NASA's planet-finding observatory TESS (Transiting Exoplanet Survey Satellite) will be searching for Earth-like exoplanets beyond the solar system.

The TESS mission is scheduled to launch in June 2018, and it will survey 200,000 of the brightest stars near the sun to discover new exoplanets that will be targeted for follow-up studies by ground-based observatories Hubble Space Telescope and the James Webb Space Telescope. According to NASA, astronomers are anticipating the possibility that the three space missions could be studying the sky at the same time in the near future.

TESS will target exoplanets around closer and brighter stars, as they produce stronger signals than those around distant stars. The planets have a higher signal-to-noise ratio, which is the ratio of useful information (signal) to non-useful information (noise) that the telescope gets, NASA said.

The signals might also include a chemical sampling of an exoplanet's atmosphere. The goal of follow-up observations is to determine the atmosphere of exoplanets by looking at the chemical signatures of the light passing through them. This will help scientists determine whether an exoplanet could be habitable.

"There are a couple of things we like to see as a potential for habitability - one of them is water, which is probably the single most important, because as far as we know, all life that we're familiar with depends on water in some way," Stephen Rinehart, TESS project scientist at NASA's Goddard Space Flight Center, said in the same statement.

"The other is methane, which on our Earth is produced almost entirely biologically. When you start seeing certain combinations of all of these things appearing together - water, methane, ozone, oxygen - it gives you a hint that the chemistry is out of equilibrium. Naturally, planets tend to be chemically stable. The presence of life throws off this balance."

TESS will conduct the initial roundup of exoplanets and hopes to identify thousands more during its two-year mission. One of its main goals is to identify 50 rocky planets, like Earth or Venus.

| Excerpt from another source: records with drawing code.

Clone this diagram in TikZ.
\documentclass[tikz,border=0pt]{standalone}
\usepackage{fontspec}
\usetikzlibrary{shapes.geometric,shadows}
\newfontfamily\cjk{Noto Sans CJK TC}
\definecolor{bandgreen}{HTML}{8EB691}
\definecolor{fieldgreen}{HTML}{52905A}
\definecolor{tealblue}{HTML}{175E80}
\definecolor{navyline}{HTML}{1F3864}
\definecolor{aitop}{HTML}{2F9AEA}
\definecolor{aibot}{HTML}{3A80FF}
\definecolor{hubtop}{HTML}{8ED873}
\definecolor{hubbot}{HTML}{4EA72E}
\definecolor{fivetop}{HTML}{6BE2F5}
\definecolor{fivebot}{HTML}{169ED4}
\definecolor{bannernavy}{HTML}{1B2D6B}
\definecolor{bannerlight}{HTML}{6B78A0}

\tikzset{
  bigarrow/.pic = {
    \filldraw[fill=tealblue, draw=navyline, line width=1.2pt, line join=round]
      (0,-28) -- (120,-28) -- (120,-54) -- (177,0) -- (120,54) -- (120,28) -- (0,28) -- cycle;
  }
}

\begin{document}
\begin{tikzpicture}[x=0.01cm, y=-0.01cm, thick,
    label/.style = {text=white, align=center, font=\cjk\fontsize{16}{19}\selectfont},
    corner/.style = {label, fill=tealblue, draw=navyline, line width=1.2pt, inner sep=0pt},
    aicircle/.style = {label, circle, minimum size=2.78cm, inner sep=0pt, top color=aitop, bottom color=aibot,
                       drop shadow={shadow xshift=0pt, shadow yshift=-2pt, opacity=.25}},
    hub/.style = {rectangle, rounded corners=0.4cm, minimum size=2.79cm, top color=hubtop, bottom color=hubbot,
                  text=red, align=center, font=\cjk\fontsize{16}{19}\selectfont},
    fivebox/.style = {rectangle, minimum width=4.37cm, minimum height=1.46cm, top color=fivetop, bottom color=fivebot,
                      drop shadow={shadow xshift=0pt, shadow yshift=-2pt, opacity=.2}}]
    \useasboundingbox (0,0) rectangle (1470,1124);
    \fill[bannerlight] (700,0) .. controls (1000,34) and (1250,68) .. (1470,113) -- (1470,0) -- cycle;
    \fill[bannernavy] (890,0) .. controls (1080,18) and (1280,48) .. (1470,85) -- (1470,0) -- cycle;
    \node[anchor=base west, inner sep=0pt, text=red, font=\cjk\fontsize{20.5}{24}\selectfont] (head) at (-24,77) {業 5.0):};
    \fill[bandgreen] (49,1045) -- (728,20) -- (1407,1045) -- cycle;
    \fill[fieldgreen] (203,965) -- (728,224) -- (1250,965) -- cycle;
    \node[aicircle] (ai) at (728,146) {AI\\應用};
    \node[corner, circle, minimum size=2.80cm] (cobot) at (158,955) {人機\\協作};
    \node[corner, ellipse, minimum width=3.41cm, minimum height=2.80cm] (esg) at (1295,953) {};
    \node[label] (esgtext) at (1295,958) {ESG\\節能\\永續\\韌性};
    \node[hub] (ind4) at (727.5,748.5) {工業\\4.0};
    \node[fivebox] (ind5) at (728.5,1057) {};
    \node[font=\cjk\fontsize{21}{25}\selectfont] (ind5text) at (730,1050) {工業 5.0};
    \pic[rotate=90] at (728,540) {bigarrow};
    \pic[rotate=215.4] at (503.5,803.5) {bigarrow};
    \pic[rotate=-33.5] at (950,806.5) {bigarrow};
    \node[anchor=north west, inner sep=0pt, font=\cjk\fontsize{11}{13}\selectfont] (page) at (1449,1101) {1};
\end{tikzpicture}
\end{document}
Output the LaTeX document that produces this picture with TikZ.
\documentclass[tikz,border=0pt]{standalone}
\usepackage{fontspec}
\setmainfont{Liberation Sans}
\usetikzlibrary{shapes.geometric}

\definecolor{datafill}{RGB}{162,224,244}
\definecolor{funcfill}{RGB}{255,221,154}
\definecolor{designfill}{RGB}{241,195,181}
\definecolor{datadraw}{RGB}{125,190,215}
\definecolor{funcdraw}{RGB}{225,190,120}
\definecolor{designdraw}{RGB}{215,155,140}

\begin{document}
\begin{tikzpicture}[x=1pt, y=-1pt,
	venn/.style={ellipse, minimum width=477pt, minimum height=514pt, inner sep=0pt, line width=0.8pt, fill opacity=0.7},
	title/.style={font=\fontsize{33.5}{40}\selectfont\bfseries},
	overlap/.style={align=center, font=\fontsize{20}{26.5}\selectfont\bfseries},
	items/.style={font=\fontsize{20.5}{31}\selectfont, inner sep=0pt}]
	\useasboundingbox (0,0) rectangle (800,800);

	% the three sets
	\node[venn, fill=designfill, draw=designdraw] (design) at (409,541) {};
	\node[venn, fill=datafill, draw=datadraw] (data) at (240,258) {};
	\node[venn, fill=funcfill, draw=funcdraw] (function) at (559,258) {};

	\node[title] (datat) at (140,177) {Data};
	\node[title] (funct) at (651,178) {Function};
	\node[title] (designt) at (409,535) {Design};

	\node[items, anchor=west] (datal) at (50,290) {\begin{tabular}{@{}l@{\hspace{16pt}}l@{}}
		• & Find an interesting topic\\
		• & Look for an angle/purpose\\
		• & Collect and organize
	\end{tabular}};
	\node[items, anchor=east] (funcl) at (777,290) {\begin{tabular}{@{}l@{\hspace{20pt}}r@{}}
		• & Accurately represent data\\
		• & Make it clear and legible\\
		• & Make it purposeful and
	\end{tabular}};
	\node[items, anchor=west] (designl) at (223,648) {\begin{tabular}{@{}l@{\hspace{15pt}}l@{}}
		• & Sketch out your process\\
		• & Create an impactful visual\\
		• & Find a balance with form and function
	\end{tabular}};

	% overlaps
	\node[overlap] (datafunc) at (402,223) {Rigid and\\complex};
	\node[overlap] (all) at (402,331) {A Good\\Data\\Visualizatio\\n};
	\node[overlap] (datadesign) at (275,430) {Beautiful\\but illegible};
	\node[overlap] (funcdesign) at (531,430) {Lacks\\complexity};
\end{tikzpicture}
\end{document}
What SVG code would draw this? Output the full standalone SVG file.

"The search for exoplanets is a bit like a funnel where you pour in lots of stars," Sara Seager, TESS deputy science director at the Massachusetts Institute of Technology (MIT), said in a statement. "At the end of the day, you have loads of planets, and from there you need to find the rocky ones."

Apart from the exoplanet survey, TESS's Guest Investigator (GI) program will also look at variable objects, such as flare stars, active galaxies, supernovae and even gamma-ray bursts, providing follow-up targets not only for the Hubble and Webb telescopes but for every ground- and space-based observatory the agency plans to build over the next two decades.